1063 Words Sep 6th, 2015 5 Pages
Charles Dickens’s A Tale of Two Cities is a sprawling narrative in many respects; it takes place over the course of decades and brings with it birth, death, and the manifold changes in between. Perhaps no change, however, is more remarkable than that which Sydney Carton undergoes. The Carton at the beginning of A Tale of Two Cities has a dogged resolution to remain miserable, convinced that he is not meant to have meaningful relationships; slowly, though, through the friendship of Lucie Manette, a more human side of him emerges. An argument could certainly be made that Lucie changes him, but it may be more plausible yet to say that her influence just peels back a cold exterior to reveal a more compassionate side of Carton that he was not willing to show the world before bonding with Lucie.

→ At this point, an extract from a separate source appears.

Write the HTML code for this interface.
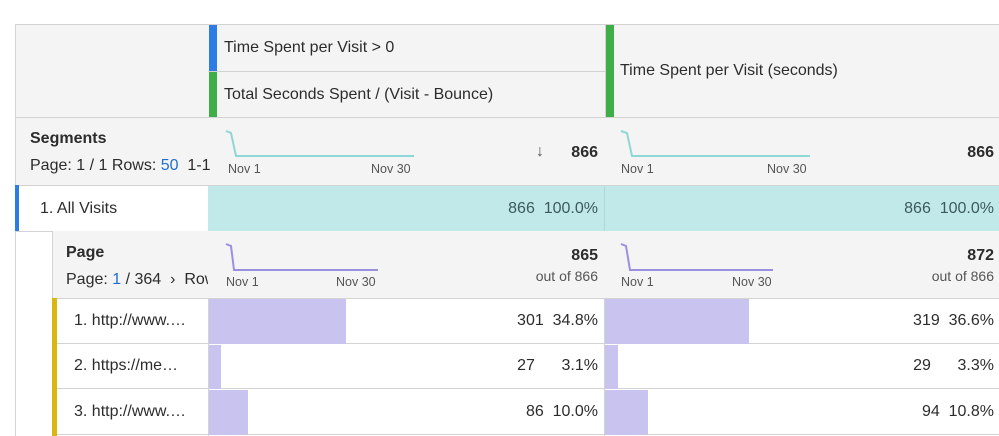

In Sydney’s very first conversation with Charles Darnay – the man whose life is fatally intertwined with his, though neither of them know it yet – he reveals himself to be utterly flat. “I am a disappointed drudge, sir,” he tells Darnay with almost a hint of stubborn pride; “I care for no man on earth, and no man on earth cares for me” (63). There is a certain resolve to his state – he may not like the fact that he has no significant friendships, but he has accepted that things are a certain way, and he cannot muster any kind of motivation to change that. He says it as a fact, as if his state is set in stone; there is no wishful “if only there were a man on earth who cared for me” in his…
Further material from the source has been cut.